The debris lessons from Earth orbit are clear. Delayed action compounds cost. Voluntary guidelines without accountability mechanisms produce uneven outcomes. Coordination is harder to achieve after infrastructure is entrenched and economic interests are locked in. The opportunity to establish sustainable cislunar norms is finite.
Lunar scrapyards are one piece of the answer. They offer a pragmatic disposal option that preserves material value and simplifies traffic management. But they require agreement on locations, access rules, and liability frameworks.
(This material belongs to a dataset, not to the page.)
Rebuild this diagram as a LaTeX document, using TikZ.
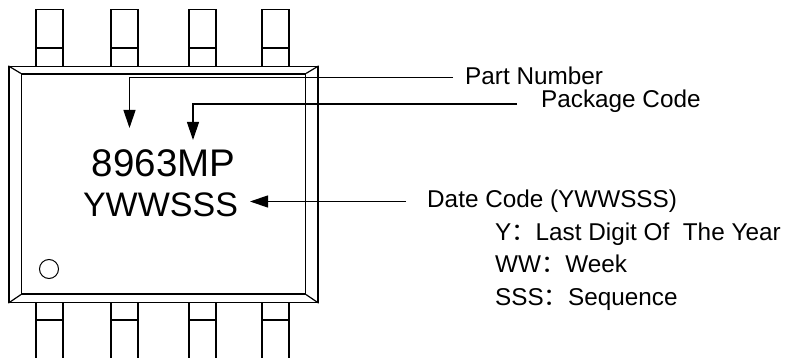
\documentclass[tikz,border=0pt]{standalone}
\usepackage{fontspec}
\setmainfont{Liberation Sans}
\newfontfamily\cjkfont{Noto Sans CJK SC}
\usetikzlibrary{arrows.meta}
\usetikzlibrary{positioning}
\tikzset{
  pinbox/.style={draw,line width=1.2pt,minimum width=27pt,minimum height=57pt,inner sep=0pt},
  bodybox/.style={draw,line width=1.2pt,inner sep=0pt},
  lead/.style={line width=1.2pt,-{Triangle[length=18pt,width=12pt]}},
  lbl/.style={inner sep=0pt,anchor=base west,font=\fontsize{24.3}{28}\selectfont},
  chiptext/.style={inner sep=0pt,anchor=base}
}
\newcommand{\fcolon}{{\cjkfont ：}}
\begin{document}
\begin{tikzpicture}[x=1pt,y=-1pt]
   \useasboundingbox (0,0) rectangle (788,358);
   \node[pinbox] (p1) at (49.5,38) {};
   \node[pinbox] (p2) at (124.5,38) {};
   \node[pinbox] (p3) at (202.5,38) {};
   \node[pinbox] (p4) at (275.5,38) {};
   \node[pinbox] (p5) at (49.5,330) {};
   \node[pinbox] (p6) at (124.5,330) {};
   \node[pinbox] (p7) at (202.5,330) {};
   \node[pinbox] (p8) at (275.5,330) {};
   \draw[line width=1.2pt] (p1.west |- 0,48) -- (p1.east |- 0,48);
   \draw[line width=1.2pt] (p2.west |- 0,48) -- (p2.east |- 0,48);
   \draw[line width=1.2pt] (p3.west |- 0,48) -- (p3.east |- 0,48);
   \draw[line width=1.2pt] (p4.west |- 0,48) -- (p4.east |- 0,48);
   \draw[line width=1.2pt] (p5.west |- 0,320) -- (p5.east |- 0,320);
   \draw[line width=1.2pt] (p6.west |- 0,320) -- (p6.east |- 0,320);
   \draw[line width=1.2pt] (p7.west |- 0,320) -- (p7.east |- 0,320);
   \draw[line width=1.2pt] (p8.west |- 0,320) -- (p8.east |- 0,320);
   \node[bodybox,fill=white,minimum width=309pt,minimum height=236pt] (body) at (163.5,184.5) {};
   \node[bodybox,minimum width=284pt,minimum height=220pt] (top) at (163.5,184) {};
   \draw[line width=1.2pt] (body.north west) -- (top.north west);
   \draw[line width=1.2pt] (body.north east) -- (top.north east);
   \draw[line width=1.2pt] (body.south west) -- (top.south west);
   \draw[line width=1.2pt] (body.south east) -- (top.south east);
   \node[draw,circle,line width=1pt,minimum size=19pt,inner sep=0pt] (dot) at (49,269) {};
   \node[chiptext,font=\fontsize{38.5}{42}\selectfont] (partno) at (163.5,177) {8963MP};
   \node[chiptext,font=\fontsize{34}{38}\selectfont] (date) at (160.5,217) {YWWSSS};
   \node[lbl] (l1) at (465,85) {Part Number};
   \node[lbl] (l2) at (541,108) {Package Code};
   \node[lbl] (l3) at (427,208) {Date Code (YWWSSS)};
   \node[lbl] (l4) at (495,241) {Y\fcolon Last Digit Of\ \ The Year};
   \node[lbl] (l5) at (495,273) {WW\fcolon Week};
   \node[lbl] (l6) at (495,306) {SSS\fcolon Sequence};
   \coordinate (t1) at (129.5,128);
   \coordinate (t2) at (193,140);
   \coordinate (t3) at (250,201.5);
   \coordinate (e1) at (453,77.5);
   \coordinate (e2) at (517,104);
   \coordinate (e3) at (406,201.5);
   \draw[lead] (e1) -| (t1);
   \draw[lead] (e2) -| (t2);
   \draw[lead] (e3) -- (t3);
\end{tikzpicture}
\end{document}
They also require operators to commit propellant and mission time to controlled disposal rather than abandoning hardware in place.
Whether that commitment materializes will depend on the same forces shaping Earth orbit: regulatory pressure, insurance pricing, customer requirements, and public expectations. The Ukraine conflict demonstrated that space infrastructure can become visible and politically salient very quickly. If cislunar operations follow a similar trajectory, the policy window for shaping sustainable norms may be shorter than the hardware development timelines suggest.
For now, the Falcon stage hurtling toward the Moon is a quiet reminder. The choices made in the next few years will determine whether humanity's next orbital frontier becomes another debris field or a model for industrial activity that accounts for its own externalities from the start.